*Your objective*
Without the pictures, output the lines of the material from the very first through the one that holds "['rect', 'circle', 'triangle', triDown, triLeft];".

*Data shown*
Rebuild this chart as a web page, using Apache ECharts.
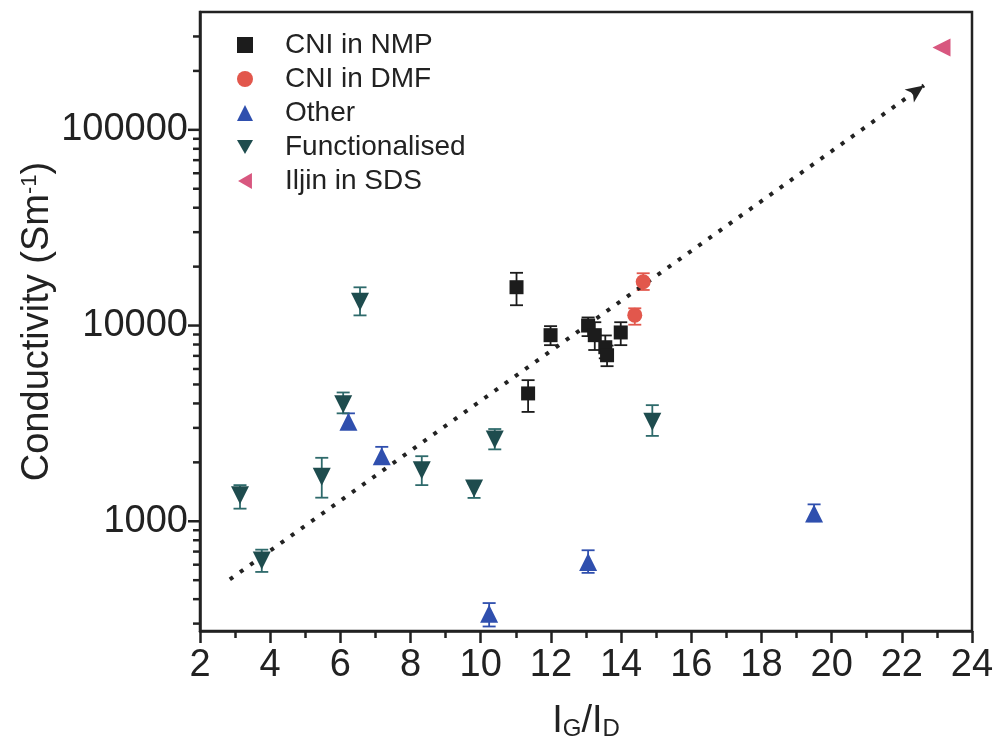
<!DOCTYPE html>
<html>
<head>
<meta charset="utf-8">
<script src="https://cdn.jsdelivr.net/npm/echarts@6/dist/echarts.min.js"></script>
<style>
  html, body { margin: 0; padding: 0; background: #fff; }
  #chart { width: 994px; height: 755px; }
</style>
</head>
<body>
<div id="chart"></div>
<script>
// data: [IG/ID, conductivity, err low, err high]
var nmpData = [
    [11.02, 15700, 12700, 18600],
    [11.35, 4500, 3620, 5260],
    [11.99, 8930, 7940, 9930],
    [13.06, 10000, 8830, 11000],
    [13.25, 8930, 7500, 10400],
    [13.55, 7750, 6800, 8900],
    [13.60, 7050, 6200, 7900],
    [13.99, 9220, 7940, 10400]
];
var dmfData = [
    [14.39, 11300, 10100, 12250],
    [14.63, 16750, 15200, 18500]
];
var otherData = [
    [6.23, 3220, 2980, 3560],
    [7.18, 2150, 2000, 2400],
    [10.24, 337, 290, 382],
    [13.06, 620, 545, 711],
    [19.50, 1095, 1000, 1220]
];
var funcData = [
    [3.14, 1360, 1160, 1530],
    [3.76, 631, 551, 716],
    [5.47, 1690, 1320, 2110],
    [6.08, 3960, 3560, 4550],
    [6.56, 13250, 11270, 15680],
    [8.32, 1820, 1530, 2150],
    [9.81, 1470, 1316, 1560],
    [10.40, 2620, 2330, 2960],
    [14.89, 3220, 2730, 3920]
];
var iljinData = [
    [23.13, 263800]
];
var trendLine = [[2.85, 505], [22.63, 168500]];

var seriesNames = ['CNI in NMP', 'CNI in DMF', 'Other', 'Functionalised', 'Iljin in SDS'];

var xMin = 2, xMax = 24, xStep = 2;
var yMin = 275, yMax = 400000;
var yMajorTicks = [1000, 10000, 100000];
var yMinorTicks = [300, 400, 500, 600, 700, 800, 900,
    2000, 3000, 4000, 5000, 6000, 7000, 8000, 9000,
    20000, 30000, 40000, 50000, 60000, 70000, 80000, 90000,
    200000, 300000];

var axisColor = '#222';
var fontFamily = 'Liberation Sans, Arial, sans-serif';

// 符号
var triDown = 'path://M0,0 L10,0 L5,8.66 Z';
var triLeft = 'path://M8.66,0 L8.66,10 L0,5 Z';
var seriesIcons = ['rect', 'circle', 'triangle', triDown, triLeft];

// 误差棒
function errorBarSeries(data, color) {
    return {
        type: 'custom',
        z: 1,
        silent: true,
        data: data.map(function (d) { return [d[0], d[2], d[3]]; }),
        renderItem: function (params, api) {
            var lo = api.coord([api.value(0), api.value(1)]);
            var hi = api.coord([api.value(0), api.value(2)]);
            var w = 6.5;
            var st = { stroke: color, lineWidth: 1.8 };
            return {
                type: 'group',
                children: [
                    { type: 'line', shape: { x1: lo[0], y1: lo[1], x2: hi[0], y2: hi[1] }, style: st },
                    { type: 'line', shape: { x1: lo[0] - w, y1: lo[1], x2: lo[0] + w, y2: lo[1] }, style: st },
                    { type: 'line', shape: { x1: hi[0] - w, y1: hi[1], x2: hi[0] + w, y2: hi[1] }, style: st }
                ]
            };
        }
    };
}

function scatterSeries(name, data, color, symbol, size) {
    return {
        name: name,
        type: 'scatter',
        z: 3,
        symbol: symbol,
        symbolSize: size,
        itemStyle: { color: color, opacity: 1 },
        data: data.map(function (d) { return [d[0], d[1]]; })
    };
}

// y 轴刻度(对数刻度, 含 2..9 小刻度)
var yTickSeries = {
    type: 'custom',
    silent: true,
    clip: false,
    z: 5,
    data: yMajorTicks.concat(yMinorTicks).map(function (v) { return [xMin, v]; }),
    renderItem: function (params, api) {
        var v = api.value(1);
        var p = api.coord([xMin, v]);
        var l = Math.log10(v);
        var major = Math.abs(l - Math.round(l)) < 1e-6;
        var len = major ? 12 : 7;
        return {
            type: 'line',
            shape: { x1: p[0] - len, y1: p[1], x2: p[0], y2: p[1] },
            style: { stroke: axisColor, lineWidth: 2.5 }
        };
    }
};

var colors = {
    nmp: '#1c1c1c',
    dmf: '#e2574c',
    other: '#2f4fae',
    func: '#1e4c4e',
    funcErr: '#2e6a6b',
    iljin: '#d8577f'
};

var option = {
    backgroundColor: '#fff',
    animation: false,
    grid: {
        left: 200, right: 22, top: 12, bottom: 124,
        show: true, borderColor: axisColor, borderWidth: 2.5,
        outerBoundsMode: 'none'
    },
    legend: {
        data: seriesNames.map(function (n, i) {
            return { name: n, icon: seriesIcons[i] };
        }),
        orient: 'vertical',
        left: 232, top: 26,
        itemWidth: 16, itemHeight: 16,
        itemGap: 6,
        textStyle: { fontSize: 28, color: '#222', fontFamily: fontFamily, padding: [0, 0, 0, 27] }
    },
    xAxis: {
        type: 'value',
        min: xMin, max: xMax, interval: xStep,
        name: '{m|I}{s|G}{m|/I}{s|D}',
        nameLocation: 'middle',
        nameGap: 72,
        nameMoveOverlap: false,
        nameTextStyle: {
            rich: {
                m: { fontSize: 38, color: '#222', fontFamily: fontFamily },
                s: { fontSize: 24, color: '#222', fontFamily: fontFamily, verticalAlign: 'bottom', padding: [14, 0, 0, 0] }
            }
        },
        axisLine: { lineStyle: { color: axisColor, width: 2.5 } },
        axisTick: { length: 12, lineStyle: { color: axisColor, width: 2.5 } },
        minorTick: { show: true, splitNumber: 2, length: 7, lineStyle: { color: axisColor, width: 2.5 } },
        splitLine: { show: false },
        axisLabel: { fontSize: 38, color: '#222', fontFamily: fontFamily, margin: 16 }
    },
    yAxis: {
        type: 'log',
        logBase: 10,
        min: yMin, max: yMax,
        name: 'Conductivity (Sm{sup|-1})',
        nameLocation: 'middle',
        nameGap: 143,
        nameMoveOverlap: false,
        nameTextStyle: {
            fontSize: 38, color: '#222', fontFamily: fontFamily,
            rich: {
                sup: { fontSize: 22, color: '#222', fontFamily: fontFamily, verticalAlign: 'top', padding: [0, 0, 16, 0] }
            }
        },
        axisLine: { lineStyle: { color: axisColor, width: 2.5 } },
        axisTick: { show: false },
        splitLine: { show: false },
        axisLabel: {
            fontSize: 38, color: '#222', fontFamily: fontFamily, margin: 12,
            formatter: function (v) {
                var l = Math.log10(v);
                return Math.abs(l - Math.round(l)) < 1e-6 ? String(Math.round(v)) : '';
            }
        }
    },
    series: [
        {
            type: 'line',
            z: 2,
            silent: true,
            symbol: 'none',
            data: trendLine,
            lineStyle: { color: '#222', width: 4, type: [4, 8.5] },
            markLine: {
                silent: true,
                symbol: ['none', 'arrow'],
                symbolSize: [12, 18],
                label: { show: false },
                lineStyle: { color: '#222', width: 0.01, type: 'solid' },
                data: [[{ coord: trendLine[0] }, { coord: trendLine[1] }]]
            }
        },
        errorBarSeries(nmpData, colors.nmp),
        errorBarSeries(dmfData, colors.dmf),
        errorBarSeries(otherData, colors.other),
        errorBarSeries(funcData, colors.funcErr),
        scatterSeries(seriesNames[0], nmpData, colors.nmp, seriesIcons[0], 14),
        scatterSeries(seriesNames[1], dmfData, colors.dmf, seriesIcons[1], 15),
        scatterSeries(seriesNames[2], otherData, colors.other, seriesIcons[2], 18),
        scatterSeries(seriesNames[3], funcData, colors.func, seriesIcons[3], 18),
        scatterSeries(seriesNames[4], iljinData, colors.iljin, seriesIcons[4], 18),
        yTickSeries
    ]
};

var oChart = echarts.init(document.getElementById('chart'));
oChart.setOption(option);
</script>
</body>
</html>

*Response to this exercise*
Rebuild this chart as a web page, using Apache ECharts.
<!DOCTYPE html>
<html>
<head>
<meta charset="utf-8">
<script src="https://cdn.jsdelivr.net/npm/echarts@6/dist/echarts.min.js"></script>
<style>
  html, body { margin: 0; padding: 0; background: #fff; }
  #chart { width: 994px; height: 755px; }
</style>
</head>
<body>
<div id="chart"></div>
<script>
// data: [IG/ID, conductivity, err low, err high]
var nmpData = [
    [11.02, 15700, 12700, 18600],
    [11.35, 4500, 3620, 5260],
    [11.99, 8930, 7940, 9930],
    [13.06, 10000, 8830, 11000],
    [13.25, 8930, 7500, 10400],
    [13.55, 7750, 6800, 8900],
    [13.60, 7050, 6200, 7900],
    [13.99, 9220, 7940, 10400]
];
var dmfData = [
    [14.39, 11300, 10100, 12250],
    [14.63, 16750, 15200, 18500]
];
var otherData = [
    [6.23, 3220, 2980, 3560],
    [7.18, 2150, 2000, 2400],
    [10.24, 337, 290, 382],
    [13.06, 620, 545, 711],
    [19.50, 1095, 1000, 1220]
];
var funcData = [
    [3.14, 1360, 1160, 1530],
    [3.76, 631, 551, 716],
    [5.47, 1690, 1320, 2110],
    [6.08, 3960, 3560, 4550],
    [6.56, 13250, 11270, 15680],
    [8.32, 1820, 1530, 2150],
    [9.81, 1470, 1316, 1560],
    [10.40, 2620, 2330, 2960],
    [14.89, 3220, 2730, 3920]
];
var iljinData = [
    [23.13, 263800]
];
var trendLine = [[2.85, 505], [22.63, 168500]];

var seriesNames = ['CNI in NMP', 'CNI in DMF', 'Other', 'Functionalised', 'Iljin in SDS'];

var xMin = 2, xMax = 24, xStep = 2;
var yMin = 275, yMax = 400000;
var yMajorTicks = [1000, 10000, 100000];
var yMinorTicks = [300, 400, 500, 600, 700, 800, 900,
    2000, 3000, 4000, 5000, 6000, 7000, 8000, 9000,
    20000, 30000, 40000, 50000, 60000, 70000, 80000, 90000,
    200000, 300000];

var axisColor = '#222';
var fontFamily = 'Liberation Sans, Arial, sans-serif';

// 符号
var triDown = 'path://M0,0 L10,0 L5,8.66 Z';
var triLeft = 'path://M8.66,0 L8.66,10 L0,5 Z';
var seriesIcons = ['rect', 'circle', 'triangle', triDown, triLeft];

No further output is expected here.